To be fair, my experiences in Malaysia have been boosted by some great company. After exploring KL's religious sights with a trip to the Hindu shrines and temples in the Batu caves and a pleasant afternoon taking in the aesthtics of the Museum of Islamic Art, before gorging on the melee of street food on offer (amongst the replica handbags), I left the city to venture into the hills. The stunning views from Boh Tea Plantation, and the cooler climate (the sights included strawberry farms and rose gardens as testament to the more English temperatures) were a welcome relief from the heat and dust of the capital. From here I ventured further north to Penang, an epicurean delight with plenty of temples, national parks and street art to deserve its World Heritage Status. The Penang Food Map was perhaps my favoured tourist map, illustrating the must-eats and the best place to find them.
It was in Penang, or more on the bus to Penang, that I met a fellow British female traveller who had just finished 2 years working in South Korea. The rest of my time in Malaysia was boosted by some good company from her, her friend and a girl I met in my hostel. We made friends with a few resident backpackers which kept our nights fuelled with a bit of social vodka, rum and beer to accompany our drinking games and to complement the days spent exploring Penang's temples and food stalls.
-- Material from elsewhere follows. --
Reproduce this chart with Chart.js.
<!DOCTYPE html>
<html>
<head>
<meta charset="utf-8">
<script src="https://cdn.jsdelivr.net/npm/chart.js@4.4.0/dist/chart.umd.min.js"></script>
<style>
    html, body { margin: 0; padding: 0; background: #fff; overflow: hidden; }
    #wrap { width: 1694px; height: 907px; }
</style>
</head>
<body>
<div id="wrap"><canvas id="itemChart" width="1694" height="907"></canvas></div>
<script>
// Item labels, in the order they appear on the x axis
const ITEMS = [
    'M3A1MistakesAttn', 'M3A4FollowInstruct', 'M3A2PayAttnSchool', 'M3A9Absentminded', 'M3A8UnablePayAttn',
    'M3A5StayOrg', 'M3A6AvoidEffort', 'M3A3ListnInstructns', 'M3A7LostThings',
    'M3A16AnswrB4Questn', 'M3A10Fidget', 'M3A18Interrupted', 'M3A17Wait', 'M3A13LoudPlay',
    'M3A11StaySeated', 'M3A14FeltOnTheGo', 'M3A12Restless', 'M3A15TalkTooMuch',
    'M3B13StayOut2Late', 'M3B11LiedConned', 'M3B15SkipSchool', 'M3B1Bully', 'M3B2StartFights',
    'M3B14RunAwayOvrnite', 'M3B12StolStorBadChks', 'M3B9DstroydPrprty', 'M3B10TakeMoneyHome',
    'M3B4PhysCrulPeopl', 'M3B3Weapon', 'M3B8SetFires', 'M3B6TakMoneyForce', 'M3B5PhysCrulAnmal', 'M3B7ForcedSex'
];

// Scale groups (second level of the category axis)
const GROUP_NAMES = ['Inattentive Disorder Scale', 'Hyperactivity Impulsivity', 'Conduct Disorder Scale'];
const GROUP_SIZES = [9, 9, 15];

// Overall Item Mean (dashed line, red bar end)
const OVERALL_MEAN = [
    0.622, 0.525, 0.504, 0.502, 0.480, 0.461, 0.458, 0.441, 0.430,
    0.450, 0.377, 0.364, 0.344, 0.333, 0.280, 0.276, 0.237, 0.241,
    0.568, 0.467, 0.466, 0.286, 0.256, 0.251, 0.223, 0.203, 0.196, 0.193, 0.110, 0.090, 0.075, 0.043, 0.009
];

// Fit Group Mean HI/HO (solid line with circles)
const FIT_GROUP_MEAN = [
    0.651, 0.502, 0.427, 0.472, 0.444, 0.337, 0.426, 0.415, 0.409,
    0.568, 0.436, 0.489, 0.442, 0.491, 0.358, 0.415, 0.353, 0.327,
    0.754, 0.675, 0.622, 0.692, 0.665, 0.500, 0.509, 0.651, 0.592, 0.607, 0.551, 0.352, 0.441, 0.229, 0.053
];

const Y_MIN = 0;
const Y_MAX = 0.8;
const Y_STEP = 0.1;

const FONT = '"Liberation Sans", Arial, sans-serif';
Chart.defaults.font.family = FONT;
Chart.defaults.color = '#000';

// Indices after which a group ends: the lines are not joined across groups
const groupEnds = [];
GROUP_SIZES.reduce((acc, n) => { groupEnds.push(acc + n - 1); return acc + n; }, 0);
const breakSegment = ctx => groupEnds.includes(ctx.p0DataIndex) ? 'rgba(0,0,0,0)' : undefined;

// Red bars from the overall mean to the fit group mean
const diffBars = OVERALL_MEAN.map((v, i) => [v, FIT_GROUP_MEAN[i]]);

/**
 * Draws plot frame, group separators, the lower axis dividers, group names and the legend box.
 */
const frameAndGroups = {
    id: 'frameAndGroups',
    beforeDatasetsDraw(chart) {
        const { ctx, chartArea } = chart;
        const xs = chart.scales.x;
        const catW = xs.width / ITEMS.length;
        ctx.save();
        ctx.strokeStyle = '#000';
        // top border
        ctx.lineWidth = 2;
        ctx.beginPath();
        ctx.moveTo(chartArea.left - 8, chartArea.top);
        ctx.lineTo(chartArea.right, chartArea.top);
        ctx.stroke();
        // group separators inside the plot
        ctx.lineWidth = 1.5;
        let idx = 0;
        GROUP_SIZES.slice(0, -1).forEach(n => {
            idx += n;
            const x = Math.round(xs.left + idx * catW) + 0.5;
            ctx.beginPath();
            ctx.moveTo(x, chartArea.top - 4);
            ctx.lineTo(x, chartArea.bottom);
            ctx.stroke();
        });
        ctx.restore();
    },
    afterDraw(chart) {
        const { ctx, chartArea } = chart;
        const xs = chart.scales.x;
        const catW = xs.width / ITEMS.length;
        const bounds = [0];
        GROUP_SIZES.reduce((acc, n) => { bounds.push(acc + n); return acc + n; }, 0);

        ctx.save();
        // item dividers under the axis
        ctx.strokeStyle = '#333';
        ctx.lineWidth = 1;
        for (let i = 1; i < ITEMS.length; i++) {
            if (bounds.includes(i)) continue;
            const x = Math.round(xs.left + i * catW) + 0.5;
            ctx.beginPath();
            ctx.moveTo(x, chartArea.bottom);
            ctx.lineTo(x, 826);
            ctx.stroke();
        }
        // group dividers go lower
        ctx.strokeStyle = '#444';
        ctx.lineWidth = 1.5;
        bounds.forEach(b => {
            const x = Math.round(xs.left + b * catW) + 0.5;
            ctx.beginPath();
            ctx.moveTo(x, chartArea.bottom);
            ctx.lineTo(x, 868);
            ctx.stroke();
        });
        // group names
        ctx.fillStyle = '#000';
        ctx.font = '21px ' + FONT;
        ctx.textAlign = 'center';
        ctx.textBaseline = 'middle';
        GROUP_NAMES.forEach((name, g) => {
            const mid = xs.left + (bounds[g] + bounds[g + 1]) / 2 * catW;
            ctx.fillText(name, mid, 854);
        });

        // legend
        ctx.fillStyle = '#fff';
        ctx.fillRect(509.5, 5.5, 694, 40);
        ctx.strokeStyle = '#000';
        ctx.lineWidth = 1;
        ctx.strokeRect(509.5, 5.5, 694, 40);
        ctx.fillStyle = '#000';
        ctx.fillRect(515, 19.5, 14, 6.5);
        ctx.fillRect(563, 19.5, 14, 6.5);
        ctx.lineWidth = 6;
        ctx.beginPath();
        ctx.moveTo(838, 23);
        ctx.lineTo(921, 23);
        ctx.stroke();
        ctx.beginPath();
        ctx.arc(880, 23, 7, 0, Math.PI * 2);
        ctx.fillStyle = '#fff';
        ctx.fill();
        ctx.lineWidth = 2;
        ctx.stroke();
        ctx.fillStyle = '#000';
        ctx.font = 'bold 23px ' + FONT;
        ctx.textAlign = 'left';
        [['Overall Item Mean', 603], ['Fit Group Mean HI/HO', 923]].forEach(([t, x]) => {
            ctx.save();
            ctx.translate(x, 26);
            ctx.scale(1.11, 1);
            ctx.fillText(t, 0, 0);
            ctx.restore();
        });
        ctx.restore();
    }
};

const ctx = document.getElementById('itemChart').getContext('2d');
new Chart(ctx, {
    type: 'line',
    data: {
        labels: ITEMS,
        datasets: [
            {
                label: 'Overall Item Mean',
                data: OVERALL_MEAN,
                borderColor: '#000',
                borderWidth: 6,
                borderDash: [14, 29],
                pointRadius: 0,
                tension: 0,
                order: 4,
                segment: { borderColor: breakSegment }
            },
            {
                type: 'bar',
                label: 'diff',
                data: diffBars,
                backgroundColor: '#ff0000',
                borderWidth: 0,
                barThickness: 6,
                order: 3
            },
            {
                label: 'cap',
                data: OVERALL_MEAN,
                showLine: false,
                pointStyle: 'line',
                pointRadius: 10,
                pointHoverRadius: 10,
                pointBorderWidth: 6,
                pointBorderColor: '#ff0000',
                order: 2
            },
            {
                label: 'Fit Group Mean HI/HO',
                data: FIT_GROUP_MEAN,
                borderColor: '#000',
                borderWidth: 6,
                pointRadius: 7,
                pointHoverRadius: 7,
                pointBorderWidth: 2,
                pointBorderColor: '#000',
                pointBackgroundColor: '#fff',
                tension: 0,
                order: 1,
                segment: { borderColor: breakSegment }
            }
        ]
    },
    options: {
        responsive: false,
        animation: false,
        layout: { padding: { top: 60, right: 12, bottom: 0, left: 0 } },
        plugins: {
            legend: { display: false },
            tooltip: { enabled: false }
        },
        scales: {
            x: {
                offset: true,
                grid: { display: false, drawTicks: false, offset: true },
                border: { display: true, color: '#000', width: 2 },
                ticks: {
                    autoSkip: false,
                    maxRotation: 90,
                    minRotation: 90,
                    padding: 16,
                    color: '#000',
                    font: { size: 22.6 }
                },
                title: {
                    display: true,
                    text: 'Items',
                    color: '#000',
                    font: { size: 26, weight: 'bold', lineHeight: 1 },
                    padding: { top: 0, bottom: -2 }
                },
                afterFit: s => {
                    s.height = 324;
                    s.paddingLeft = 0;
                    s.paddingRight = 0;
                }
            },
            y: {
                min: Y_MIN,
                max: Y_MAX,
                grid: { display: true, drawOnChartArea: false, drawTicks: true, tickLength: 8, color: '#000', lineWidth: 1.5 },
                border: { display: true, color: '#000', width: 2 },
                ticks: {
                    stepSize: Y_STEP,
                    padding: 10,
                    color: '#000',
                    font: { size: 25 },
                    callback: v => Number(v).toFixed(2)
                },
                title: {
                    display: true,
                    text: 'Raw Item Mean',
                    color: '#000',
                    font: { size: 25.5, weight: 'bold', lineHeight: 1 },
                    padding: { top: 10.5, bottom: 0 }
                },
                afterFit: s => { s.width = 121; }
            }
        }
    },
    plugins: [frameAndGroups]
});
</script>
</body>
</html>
We continued our journey into Langkawi, with its beautiful beaches and duty free booze. I took the opportunity for 3 days of beach chillout, swimming in the clear, warm waters and dozing to the sound of jetskis, accompanied by my friends from Penang and finding an Italian lady to sample the fresh barbecued fish and tour the late night shops with.
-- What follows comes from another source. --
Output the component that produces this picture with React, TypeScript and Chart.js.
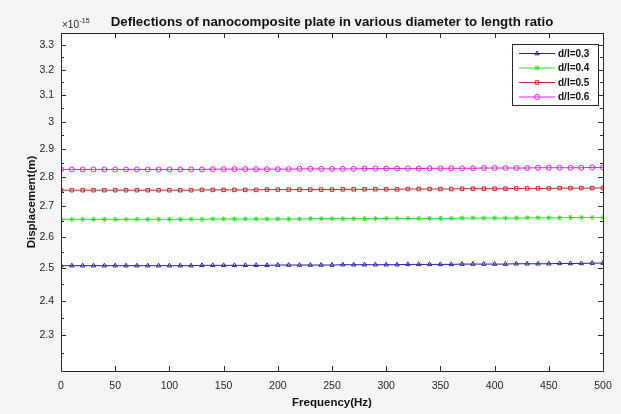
import React, { useEffect, useRef } from "react";
import { Chart, registerables } from "chart.js";
import { drawPoint } from "chart.js/helpers";

Chart.register(...registerables);

const frequencies = [
  0, 10, 20, 30, 40, 50, 60, 70, 80, 90, 100,
  110, 120, 130, 140, 150, 160, 170, 180, 190, 200,
  210, 220, 230, 240, 250, 260, 270, 280, 290, 300,
  310, 320, 330, 340, 350, 360, 370, 380, 390, 400,
  410, 420, 430, 440, 450, 460, 470, 480, 490, 500,
];

// displacement in units of 1e-15 m
const dl03 = [
  2.508, 2.508, 2.508, 2.508, 2.508, 2.508, 2.508, 2.508, 2.508, 2.508, 2.508,
  2.508, 2.508, 2.509, 2.509, 2.509, 2.509, 2.509, 2.509, 2.509, 2.510,
  2.510, 2.510, 2.510, 2.510, 2.510, 2.511, 2.511, 2.511, 2.511, 2.511,
  2.511, 2.512, 2.512, 2.512, 2.512, 2.512, 2.513, 2.513, 2.513, 2.513,
  2.513, 2.514, 2.514, 2.514, 2.514, 2.515, 2.515, 2.515, 2.516, 2.516,
];
const dl04 = [
  2.657, 2.657, 2.657, 2.657, 2.657, 2.657, 2.657, 2.657, 2.657, 2.657, 2.657,
  2.657, 2.657, 2.657, 2.658, 2.658, 2.658, 2.658, 2.658, 2.658, 2.658,
  2.658, 2.658, 2.659, 2.659, 2.659, 2.659, 2.659, 2.659, 2.659, 2.660,
  2.660, 2.660, 2.660, 2.660, 2.660, 2.660, 2.661, 2.661, 2.661, 2.661,
  2.661, 2.661, 2.662, 2.662, 2.662, 2.662, 2.663, 2.663, 2.663, 2.663,
];
const dl05 = [
  2.755, 2.755, 2.755, 2.755, 2.755, 2.755, 2.755, 2.755, 2.755, 2.755, 2.755,
  2.755, 2.755, 2.756, 2.756, 2.756, 2.756, 2.756, 2.756, 2.757, 2.757,
  2.757, 2.757, 2.757, 2.757, 2.757, 2.758, 2.758, 2.758, 2.758, 2.758,
  2.758, 2.759, 2.759, 2.759, 2.759, 2.759, 2.760, 2.760, 2.760, 2.760,
  2.760, 2.761, 2.761, 2.761, 2.761, 2.762, 2.762, 2.762, 2.762, 2.763,
];
const dl06 = [
  2.827, 2.827, 2.827, 2.827, 2.827, 2.827, 2.827, 2.827, 2.827, 2.827, 2.827,
  2.827, 2.827, 2.827, 2.828, 2.828, 2.828, 2.828, 2.828, 2.828, 2.828,
  2.828, 2.829, 2.829, 2.829, 2.829, 2.829, 2.829, 2.830, 2.830, 2.830,
  2.830, 2.830, 2.830, 2.831, 2.831, 2.831, 2.831, 2.831, 2.832, 2.832,
  2.832, 2.832, 2.832, 2.833, 2.833, 2.833, 2.833, 2.833, 2.834, 2.834,
];

const seriesLabels = ["d/l=0.3", "d/l=0.4", "d/l=0.5", "d/l=0.6"];
const xTicks = [0, 50, 100, 150, 200, 250, 300, 350, 400, 450, 500];
const yTicks = [2.3, 2.4, 2.5, 2.6, 2.7, 2.8, 2.9, 3, 3.1, 3.2, 3.3];
const yMinorTicks = [2.25, 2.35, 2.45, 2.55, 2.65, 2.75, 2.85, 2.95, 3.05, 3.15, 3.25];

const titleText = "Deflections of nanocomposite plate in various diameter to length ratio";
const xTitle = "Frequency(Hz)";
const yTitle = "Displacement(m)";

const FONT = "'Liberation Sans', Arial, Helvetica, sans-serif";
const AXIS = "#262626";

const styles = [
  { color: "#24249a", point: "triangle" },
  { color: "#22e622", point: "star" },
  { color: "#c42a2a", point: "rect" },
  { color: "#e41ee4", point: "circle" },
];

const decorPlugin = {
  id: "decor",
  beforeDraw(chart: any) {
    const { ctx, chartArea: a } = chart;
    ctx.save();
    ctx.fillStyle = "#f5f5f5";
    ctx.fillRect(0, 0, chart.width, chart.height);
    ctx.fillStyle = "#ffffff";
    ctx.fillRect(a.left, a.top, a.right - a.left, a.bottom - a.top);
    ctx.restore();
  },
  afterDraw(chart: any) {
    const { ctx, chartArea: a } = chart;
    const xs = chart.scales.x;
    const ys = chart.scales.y;
    ctx.save();
    ctx.strokeStyle = AXIS;
    ctx.lineWidth = 1;
    ctx.beginPath();
    ctx.rect(Math.round(a.left) + 0.5, Math.round(a.top) + 0.5, Math.round(a.right - a.left), Math.round(a.bottom - a.top));
    ctx.stroke();
    // ticks
    ctx.beginPath();
    const L = 5;
    for (const v of xTicks) {
      const px = Math.round(xs.getPixelForValue(v)) + 0.5;
      ctx.moveTo(px, a.bottom);
      ctx.lineTo(px, a.bottom - L);
      ctx.moveTo(px, a.top);
      ctx.lineTo(px, a.top + L);
    }
    for (const v of yTicks) {
      const py = Math.round(ys.getPixelForValue(v)) + 0.5;
      ctx.moveTo(a.left, py);
      ctx.lineTo(a.left + L, py);
      ctx.moveTo(a.right, py);
      ctx.lineTo(a.right - L, py);
    }
    for (const v of yMinorTicks) {
      const py = Math.round(ys.getPixelForValue(v)) + 0.5;
      ctx.moveTo(a.left, py);
      ctx.lineTo(a.left + 3, py);
      ctx.moveTo(a.right, py);
      ctx.lineTo(a.right - 3, py);
    }
    ctx.stroke();

    // title
    ctx.fillStyle = "#111111";
    ctx.font = `bold 13.3px ${FONT}`;
    ctx.textAlign = "center";
    ctx.textBaseline = "alphabetic";
    ctx.fillText(titleText, (a.left + a.right) / 2, 26);

    // exponent
    ctx.fillStyle = AXIS;
    ctx.textAlign = "left";
    ctx.font = `10px ${FONT}`;
    ctx.fillText("\u00d710", a.left + 1, 28);
    const w = ctx.measureText("\u00d710").width;
    ctx.font = `7px ${FONT}`;
    ctx.fillText("-15", a.left + 1 + w + 0.5, 23);

    // axis titles
    ctx.fillStyle = "#111111";
    ctx.font = `bold 11.5px ${FONT}`;
    ctx.textAlign = "center";
    ctx.textBaseline = "middle";
    ctx.fillText(xTitle, (a.left + a.right) / 2, 403);
    ctx.save();
    ctx.translate(32, (a.top + a.bottom) / 2);
    ctx.rotate(-Math.PI / 2);
    ctx.fillText(yTitle, 0, 0);
    ctx.restore();

    // legend
    const bx = 512, by = 44, bw = 86, bh = 61;
    ctx.fillStyle = "#ffffff";
    ctx.fillRect(bx, by, bw, bh);
    ctx.strokeStyle = AXIS;
    ctx.strokeRect(bx + 0.5, by + 0.5, bw, bh);
    ctx.textAlign = "left";
    ctx.textBaseline = "middle";
    chart.data.datasets.forEach((ds: any, i: number) => {
      const cy = by + 9.5 + i * 14.5;
      ctx.strokeStyle = ds.borderColor;
      ctx.lineWidth = 1;
      ctx.beginPath();
      ctx.moveTo(bx + 7, cy);
      ctx.lineTo(bx + 43, cy);
      ctx.stroke();
      ctx.fillStyle = "rgba(0,0,0,0)";
      ctx.strokeStyle = ds.borderColor;
      drawPoint(ctx, { pointStyle: ds.pointStyle, radius: 2.5, borderWidth: 1, rotation: 0 } as any, bx + 25, cy);
      ctx.fillStyle = "#111111";
      ctx.font = `bold 10px ${FONT}`;
      ctx.fillText(ds.label, bx + 46, cy + 0.5);
    });
    ctx.restore();
  },
};

export default function App() {
  const ref = useRef<HTMLCanvasElement | null>(null);
  useEffect(() => {
    document.body.style.margin = "0";
    const canvas = ref.current;
    if (!canvas) return;
    const series = [dl03, dl04, dl05, dl06];
    const chart = new Chart(canvas, {
      type: "line",
      data: {
        datasets: series.map((vals, i) => ({
          label: seriesLabels[i],
          data: frequencies.map((f, j) => ({ x: f, y: vals[j] })),
          borderColor: styles[i].color,
          backgroundColor: "rgba(0,0,0,0)",
          borderWidth: 1,
          pointStyle: styles[i].point as any,
          pointRadius: 2.5,
          pointBorderWidth: 1,
          pointBackgroundColor: "rgba(0,0,0,0)",
          pointBorderColor: styles[i].color,
          fill: false,
          tension: 0,
        })),
      },
      options: {
        animation: false,
        responsive: false,
        devicePixelRatio: 1,
        layout: { padding: { top: 33, right: 18, left: 0, bottom: 0 } },
        plugins: { legend: { display: false }, tooltip: { enabled: false }, title: { display: false } },
        scales: {
          x: {
            type: "linear",
            min: 0,
            max: 500,
            grid: { display: false, drawTicks: false },
            border: { display: false },
            ticks: { color: AXIS, font: { size: 10.5, family: FONT }, padding: 9, maxRotation: 0 },
            afterBuildTicks: (s: any) => {
              s.ticks = xTicks.map((v) => ({ value: v }));
            },
            afterFit: (s: any) => {
              s.height = 43;
            },
          },
          y: {
            type: "logarithmic",
            min: 2.2,
            max: 3.35,
            grid: { display: false, drawTicks: false },
            border: { display: false },
            ticks: {
              color: AXIS,
              font: { size: 10.5, family: FONT },
              padding: 7,
              callback: (v: any) => String(v),
            },
            afterBuildTicks: (s: any) => {
              s.ticks = yTicks.map((v) => ({ value: v }));
            },
            afterFit: (s: any) => {
              s.width = 61;
            },
          },
        },
      },
      plugins: [decorPlugin],
    });
    return () => chart.destroy();
  }, []);
  return (
    <div style={{ width: 621, height: 414 }}>
      <canvas ref={ref} width={621} height={414} />
    </div>
  );
}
All in all, a great time had in Malaysia - from bustling megacity, serene hill stations, culinary overload and some laid back beach culture - I enjoyed the variety the country had to offer. And it was really straightforward - Malay in Latin script and English as a national language helped immensely, and things were as they said they were: buses left on time (more or less), took the duration quoted, and cost the advertised price. I love the adventure side too, don't get me wrong, but I certainly appreciated knowing where I stood too. And in such beautiful surroundings with such great food, why wouldn't you just soak it all up and stay a little longer?